Sandai Fish is a white fish from Tonle Sap Lake. Traditionaly considered as the most expensive fish of Tonle Sap, it is sold typically for traditional event. Fresh Water Fish “Sandai” with Taro Root, Scallion and Pork Broth
A Festive dish that creates a warm and friendly atmosphere around the table as everyone shares food from a central steamboat. Steamboat Soup with Fresh Tuna, Beef Tenderloin, Bean Sprout, Cucumber, Fresh Aromatic Herbs and Prawn Chili Coconut Broth.

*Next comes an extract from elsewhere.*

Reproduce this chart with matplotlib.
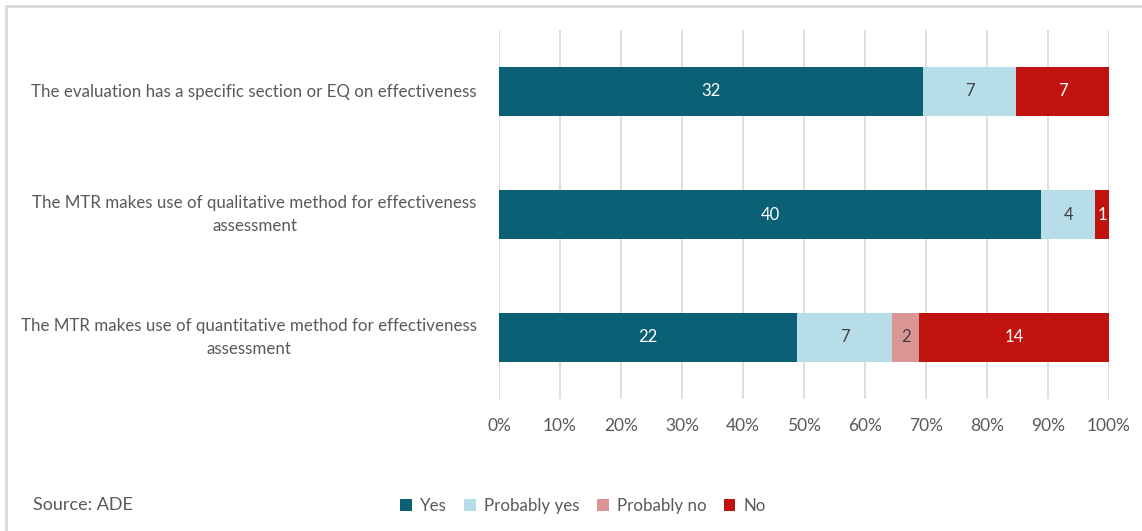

A traditional soup of Cambodia, using a mix of Surf and Turf with relatively mature coconut that has the particularity to have a very soft skin. The Royal Celestial Soup with Lean Pork, Chicken Breast, Prawn, Coconut Flesh and Cilantro Sprigs
This dish is commonly found in local eateries at the straw huts near ancient monuments. This is an ideal meal during a family outing to visit the temples. The traditional way of roasting the free range (organic) chicken is in a heavy cast-iron pot, over a charcoal fire. Roasted Free Range Chicken stuffed with Lemongrass, Kaffir Leaf, served with breadfruit and Citrus Black Pepper Corn Dip and Spicy Sweet Sour Sauce
The tantalizing aroma of grilled meat wafting from the barbeque evokes strong memories from many Cambodians’ childhood. This dish will be grilled to your liking at the table, helping to create delicious memories of your own. A perfect choice for cocktail parties, and sharing with friends and family! Charcoal Grilled Australian vealrack with Oyster Asparagus, Red Ant Sauce and Stir-fried Garlic Jasmine Rice.